# [DATA LINES]
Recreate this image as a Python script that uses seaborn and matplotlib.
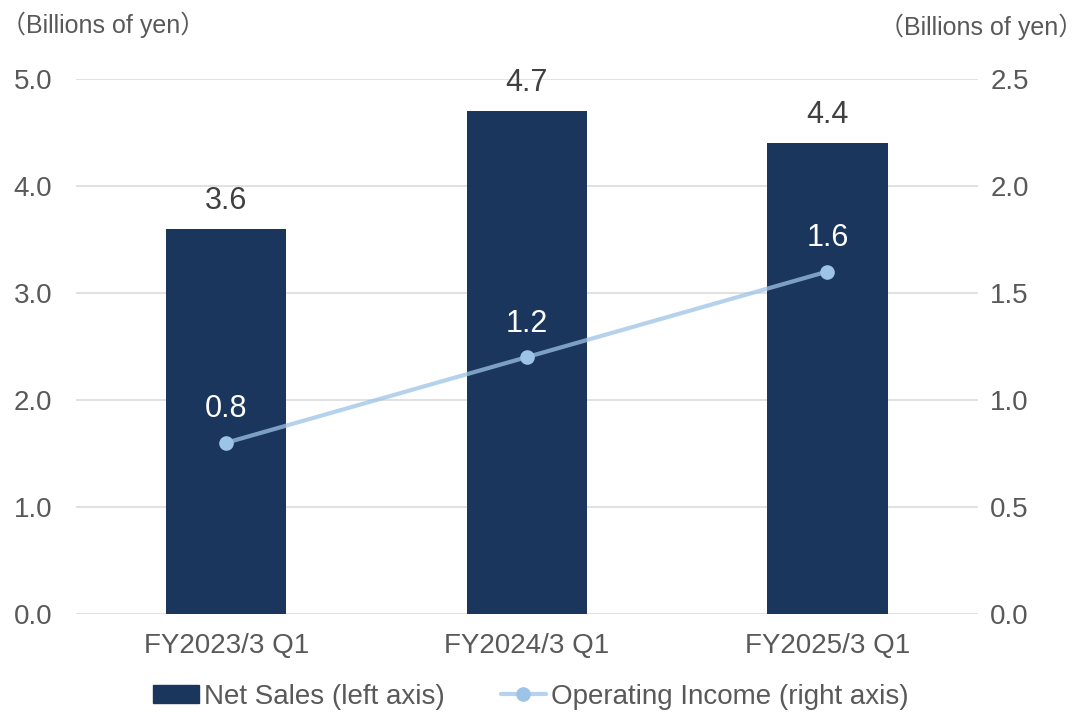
import numpy as np
import matplotlib
matplotlib.use("Agg")
import matplotlib.pyplot as plt
from matplotlib.lines import Line2D
from matplotlib.patches import Patch
import seaborn as sns
import pandas as pd

periods = ["FY2023/3 Q1", "FY2024/3 Q1", "FY2025/3 Q1"]
net_sales = [3.6, 4.7, 4.4]
operating_income = [0.8, 1.2, 1.6]
left_ticks = [0.0, 1.0, 2.0, 3.0, 4.0, 5.0]
right_ticks = [0.0, 0.5, 1.0, 1.5, 2.0, 2.5]
unit_label = "（Billions of yen）"
sales_label = "Net Sales (left axis)"
income_label = "Operating Income (right axis)"

bar_color = "#1b365d"
line_color = "#9dc3e6"
tick_color = "#595959"
label_color = "#404040"

sns.set_style("white")
plt.rcParams["font.family"] = ["Liberation Sans", "Noto Sans CJK JP", "DejaVu Sans"]

df = pd.DataFrame({"period": periods, "sales": net_sales, "income": operating_income})

fig = plt.figure(figsize=(10.84, 7.17), dpi=100)
ax = fig.add_axes([0.070, 0.1437, 0.832, 0.7463])

sns.barplot(data=df, x="period", y="sales", color=bar_color, width=0.40,
            saturation=1, linewidth=0, ax=ax)
ax.set_xlim(-0.5, 2.5)
ax.set_ylim(0, 5)
ax.set_yticks(left_ticks)
ax.set_yticklabels([f"{v:.1f}" for v in left_ticks])
ax.set_axisbelow(True)
ax.yaxis.grid(True, color="#d9d9d9", linewidth=1.1)
ax.set_xlabel("")
ax.set_ylabel("")
ax.tick_params(axis="y", length=0, pad=17, labelsize=20, labelcolor=tick_color)
ax.tick_params(axis="x", length=0, pad=14, labelsize=20, labelcolor=tick_color)
for s in ax.spines.values():
    s.set_visible(False)

for i, v in enumerate(net_sales):
    ax.annotate(f"{v:.1f}", (i, v), xytext=(0, 20), textcoords="offset points",
                ha="center", va="center", fontsize=22, color=label_color)

ax2 = ax.twinx()
xs = np.arange(len(periods))
sns.lineplot(x=xs, y=operating_income, ax=ax2, color=line_color, linewidth=3,
             alpha=0.75)
ax2.plot(xs, operating_income, linestyle="none", marker="o", markersize=9.5,
         color=line_color)
ax2.set_ylim(0, 2.5)
ax2.set_yticks(right_ticks)
ax2.set_yticklabels([f"{v:.1f}" for v in right_ticks])
ax2.tick_params(axis="y", length=0, pad=9, labelsize=20, labelcolor=tick_color)
for s in ax2.spines.values():
    s.set_visible(False)

for i, v in enumerate(operating_income):
    ax2.annotate(f"{v:.1f}", (i, v), xytext=(0, 24), textcoords="offset points",
                 ha="center", va="center", fontsize=22, color="white")

fig.text(0.001, 0.965, unit_label, ha="left", va="center", fontsize=18,
         color=tick_color)
fig.text(0.999, 0.962, unit_label, ha="right", va="center", fontsize=18,
         color=tick_color)

handles = [
    Patch(facecolor=bar_color, edgecolor=bar_color),
    Line2D([0], [0], color="#b6d2ec", linewidth=3, marker="o", markersize=9.5,
           markerfacecolor=line_color, markeredgecolor=line_color),
]
fig.legend(handles, [sales_label, income_label], loc="center",
           bbox_to_anchor=(0.49, 0.028), ncol=2, frameon=False, fontsize=20,
           labelcolor=tick_color, handlelength=1.65, handleheight=0.65,
           handletextpad=0.18, columnspacing=2.0)

fig.savefig("out.png", dpi=100)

# [WHAT IS REQUIRED]
Reproduce every line above as written, skipping pictures.

# [EXERCISE ANSWER]
Recreate this image as a Python script that uses seaborn and matplotlib.
import numpy as np
import matplotlib
matplotlib.use("Agg")
import matplotlib.pyplot as plt
from matplotlib.lines import Line2D
from matplotlib.patches import Patch
import seaborn as sns
import pandas as pd

periods = ["FY2023/3 Q1", "FY2024/3 Q1", "FY2025/3 Q1"]
net_sales = [3.6, 4.7, 4.4]
operating_income = [0.8, 1.2, 1.6]
left_ticks = [0.0, 1.0, 2.0, 3.0, 4.0, 5.0]
right_ticks = [0.0, 0.5, 1.0, 1.5, 2.0, 2.5]
unit_label = "（Billions of yen）"
sales_label = "Net Sales (left axis)"
income_label = "Operating Income (right axis)"

bar_color = "#1b365d"
line_color = "#9dc3e6"
tick_color = "#595959"
label_color = "#404040"

sns.set_style("white")
plt.rcParams["font.family"] = ["Liberation Sans", "Noto Sans CJK JP", "DejaVu Sans"]

df = pd.DataFrame({"period": periods, "sales": net_sales, "income": operating_income})

fig = plt.figure(figsize=(10.84, 7.17), dpi=100)
ax = fig.add_axes([0.070, 0.1437, 0.832, 0.7463])

sns.barplot(data=df, x="period", y="sales", color=bar_color, width=0.40,
            saturation=1, linewidth=0, ax=ax)
ax.set_xlim(-0.5, 2.5)
ax.set_ylim(0, 5)
ax.set_yticks(left_ticks)
ax.set_yticklabels([f"{v:.1f}" for v in left_ticks])
ax.set_axisbelow(True)
ax.yaxis.grid(True, color="#d9d9d9", linewidth=1.1)
ax.set_xlabel("")
ax.set_ylabel("")
ax.tick_params(axis="y", length=0, pad=17, labelsize=20, labelcolor=tick_color)
ax.tick_params(axis="x", length=0, pad=14, labelsize=20, labelcolor=tick_color)
for s in ax.spines.values():
    s.set_visible(False)

for i, v in enumerate(net_sales):
    ax.annotate(f"{v:.1f}", (i, v), xytext=(0, 20), textcoords="offset points",
                ha="center", va="center", fontsize=22, color=label_color)

ax2 = ax.twinx()
xs = np.arange(len(periods))
sns.lineplot(x=xs, y=operating_income, ax=ax2, color=line_color, linewidth=3,
             alpha=0.75)
ax2.plot(xs, operating_income, linestyle="none", marker="o", markersize=9.5,
         color=line_color)
ax2.set_ylim(0, 2.5)
ax2.set_yticks(right_ticks)
ax2.set_yticklabels([f"{v:.1f}" for v in right_ticks])
ax2.tick_params(axis="y", length=0, pad=9, labelsize=20, labelcolor=tick_color)
for s in ax2.spines.values():
    s.set_visible(False)

for i, v in enumerate(operating_income):
    ax2.annotate(f"{v:.1f}", (i, v), xytext=(0, 24), textcoords="offset points",
                 ha="center", va="center", fontsize=22, color="white")

fig.text(0.001, 0.965, unit_label, ha="left", va="center", fontsize=18,
         color=tick_color)
fig.text(0.999, 0.962, unit_label, ha="right", va="center", fontsize=18,
         color=tick_color)

handles = [
    Patch(facecolor=bar_color, edgecolor=bar_color),
    Line2D([0], [0], color="#b6d2ec", linewidth=3, marker="o", markersize=9.5,
           markerfacecolor=line_color, markeredgecolor=line_color),
]
fig.legend(handles, [sales_label, income_label], loc="center",
           bbox_to_anchor=(0.49, 0.028), ncol=2, frameon=False, fontsize=20,
           labelcolor=tick_color, handlelength=1.65, handleheight=0.65,
           handletextpad=0.18, columnspacing=2.0)

fig.savefig("out.png", dpi=100)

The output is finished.